PROBLEM STATEMENT: Copy all of the material word for word, except for the pictures.
───── MATERIAL PROVIDED
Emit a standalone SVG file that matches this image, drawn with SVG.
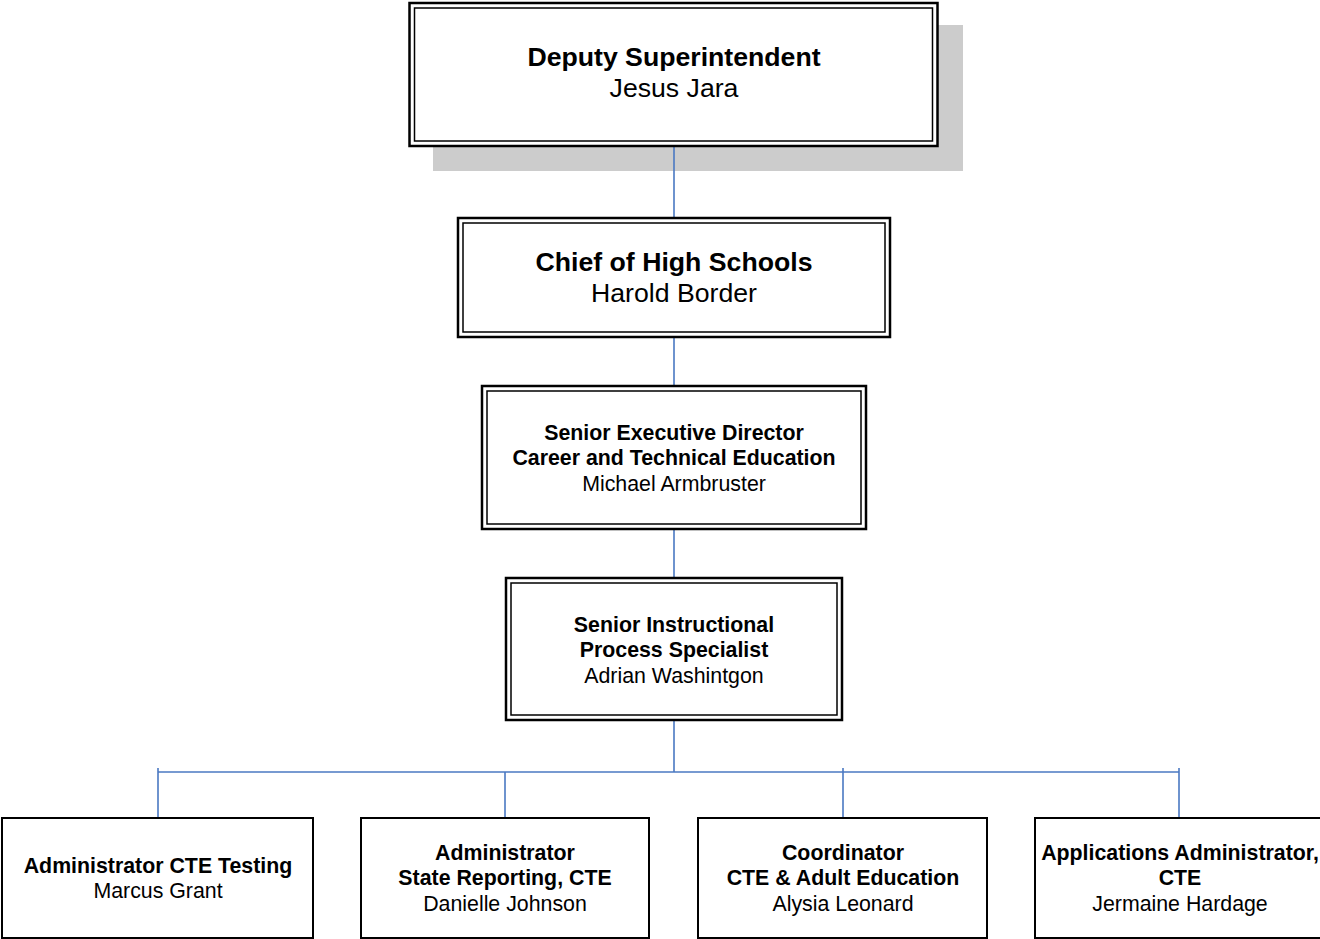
<svg xmlns="http://www.w3.org/2000/svg" width="1320" height="939" viewBox="0 0 1320 939">
<style>
.bg{fill:#ffffff}
.out{fill:#ffffff;stroke:#000;stroke-width:2.5}
.in{fill:none;stroke:#000;stroke-width:1.5}
.single{fill:#ffffff;stroke:#000;stroke-width:2}
.shadow{fill:#cccccc}
.conn{fill:none;stroke:#4a78c2;stroke-width:1.6}
text{font-family:"Liberation Sans",Arial,sans-serif;fill:#000;text-anchor:middle}
.b20{font-size:26.67px;font-weight:bold}
.r20{font-size:26.67px}
.b16{font-size:21.33px;font-weight:bold}
.r16{font-size:21.33px}
</style>
<rect class="bg" x="0" y="0" width="1320" height="939"/>
<rect id="deputy-shadow" class="shadow" x="433" y="25" width="530" height="146"/>
<g id="connectors">
<line class="conn" x1="674" y1="146" x2="674" y2="218"/>
<line class="conn" x1="674" y1="337" x2="674" y2="385"/>
<line class="conn" x1="674" y1="529" x2="674" y2="577"/>
<line class="conn" x1="674" y1="720" x2="674" y2="772"/>
<line class="conn" x1="158" y1="772" x2="1179" y2="772"/>
<line class="conn" x1="158" y1="768" x2="158" y2="818"/>
<line class="conn" x1="505" y1="772" x2="505" y2="818"/>
<line class="conn" x1="843" y1="768" x2="843" y2="818"/>
<line class="conn" x1="1179" y1="768" x2="1179" y2="818"/>
</g>
<g id="deputy">
<rect class="out" x="409.5" y="3" width="528" height="143"/>
<rect class="in" x="414.5" y="8" width="518" height="133"/>
<text class="b20" x="674" y="66">Deputy Superintendent</text>
<text class="r20" x="674" y="97">Jesus Jara</text>
</g>
<g id="chief">
<rect class="out" x="458" y="218" width="432" height="119"/>
<rect class="in" x="463" y="223" width="422" height="109"/>
<text class="b20" x="674" y="271">Chief of High Schools</text>
<text class="r20" x="674" y="302">Harold Border</text>
</g>
<g id="senior-exec">
<rect class="out" x="482" y="386" width="384" height="143"/>
<rect class="in" x="487" y="391" width="374" height="133"/>
<text class="b16" x="674" y="440">Senior Executive Director</text>
<text class="b16" x="674" y="465">Career and Technical Education</text>
<text class="r16" x="674" y="491">Michael Armbruster</text>
</g>
<g id="senior-instr">
<rect class="out" x="506" y="578" width="336" height="142"/>
<rect class="in" x="511" y="583" width="326" height="132"/>
<text class="b16" x="674" y="632">Senior Instructional</text>
<text class="b16" x="674" y="657">Process Specialist</text>
<text class="r16" x="674" y="683">Adrian Washintgon</text>
</g>
<g id="cte-testing">
<rect class="single" x="2" y="818" width="311" height="120"/>
<text class="b16" x="158" y="873">Administrator CTE Testing</text>
<text class="r16" x="158" y="898">Marcus Grant</text>
</g>
<g id="state-reporting">
<rect class="single" x="361" y="818" width="288" height="120"/>
<text class="b16" x="505" y="860">Administrator</text>
<text class="b16" x="505" y="885">State Reporting, CTE</text>
<text class="r16" x="505" y="911">Danielle Johnson</text>
</g>
<g id="coordinator">
<rect class="single" x="698" y="818" width="289" height="120"/>
<text class="b16" x="843" y="860">Coordinator</text>
<text class="b16" x="843" y="885">CTE &amp; Adult Education</text>
<text class="r16" x="843" y="911">Alysia Leonard</text>
</g>
<g id="applications">
<rect class="single" x="1035" y="818" width="290" height="120"/>
<text class="b16" x="1180" y="860">Applications Administrator,</text>
<text class="b16" x="1180" y="885">CTE</text>
<text class="r16" x="1180" y="911">Jermaine Hardage</text>
</g>
</svg>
──────────
THE RESPONSE:
Emit a standalone SVG file that matches this image, drawn with SVG.
<svg xmlns="http://www.w3.org/2000/svg" width="1320" height="939" viewBox="0 0 1320 939">
<style>
.bg{fill:#ffffff}
.out{fill:#ffffff;stroke:#000;stroke-width:2.5}
.in{fill:none;stroke:#000;stroke-width:1.5}
.single{fill:#ffffff;stroke:#000;stroke-width:2}
.shadow{fill:#cccccc}
.conn{fill:none;stroke:#4a78c2;stroke-width:1.6}
text{font-family:"Liberation Sans",Arial,sans-serif;fill:#000;text-anchor:middle}
.b20{font-size:26.67px;font-weight:bold}
.r20{font-size:26.67px}
.b16{font-size:21.33px;font-weight:bold}
.r16{font-size:21.33px}
</style>
<rect class="bg" x="0" y="0" width="1320" height="939"/>
<rect id="deputy-shadow" class="shadow" x="433" y="25" width="530" height="146"/>
<g id="connectors">
<line class="conn" x1="674" y1="146" x2="674" y2="218"/>
<line class="conn" x1="674" y1="337" x2="674" y2="385"/>
<line class="conn" x1="674" y1="529" x2="674" y2="577"/>
<line class="conn" x1="674" y1="720" x2="674" y2="772"/>
<line class="conn" x1="158" y1="772" x2="1179" y2="772"/>
<line class="conn" x1="158" y1="768" x2="158" y2="818"/>
<line class="conn" x1="505" y1="772" x2="505" y2="818"/>
<line class="conn" x1="843" y1="768" x2="843" y2="818"/>
<line class="conn" x1="1179" y1="768" x2="1179" y2="818"/>
</g>
<g id="deputy">
<rect class="out" x="409.5" y="3" width="528" height="143"/>
<rect class="in" x="414.5" y="8" width="518" height="133"/>
<text class="b20" x="674" y="66">Deputy Superintendent</text>
<text class="r20" x="674" y="97">Jesus Jara</text>
</g>
<g id="chief">
<rect class="out" x="458" y="218" width="432" height="119"/>
<rect class="in" x="463" y="223" width="422" height="109"/>
<text class="b20" x="674" y="271">Chief of High Schools</text>
<text class="r20" x="674" y="302">Harold Border</text>
</g>
<g id="senior-exec">
<rect class="out" x="482" y="386" width="384" height="143"/>
<rect class="in" x="487" y="391" width="374" height="133"/>
<text class="b16" x="674" y="440">Senior Executive Director</text>
<text class="b16" x="674" y="465">Career and Technical Education</text>
<text class="r16" x="674" y="491">Michael Armbruster</text>
</g>
<g id="senior-instr">
<rect class="out" x="506" y="578" width="336" height="142"/>
<rect class="in" x="511" y="583" width="326" height="132"/>
<text class="b16" x="674" y="632">Senior Instructional</text>
<text class="b16" x="674" y="657">Process Specialist</text>
<text class="r16" x="674" y="683">Adrian Washintgon</text>
</g>
<g id="cte-testing">
<rect class="single" x="2" y="818" width="311" height="120"/>
<text class="b16" x="158" y="873">Administrator CTE Testing</text>
<text class="r16" x="158" y="898">Marcus Grant</text>
</g>
<g id="state-reporting">
<rect class="single" x="361" y="818" width="288" height="120"/>
<text class="b16" x="505" y="860">Administrator</text>
<text class="b16" x="505" y="885">State Reporting, CTE</text>
<text class="r16" x="505" y="911">Danielle Johnson</text>
</g>
<g id="coordinator">
<rect class="single" x="698" y="818" width="289" height="120"/>
<text class="b16" x="843" y="860">Coordinator</text>
<text class="b16" x="843" y="885">CTE &amp; Adult Education</text>
<text class="r16" x="843" y="911">Alysia Leonard</text>
</g>
<g id="applications">
<rect class="single" x="1035" y="818" width="290" height="120"/>
<text class="b16" x="1180" y="860">Applications Administrator,</text>
<text class="b16" x="1180" y="885">CTE</text>
<text class="r16" x="1180" y="911">Jermaine Hardage</text>
</g>
</svg>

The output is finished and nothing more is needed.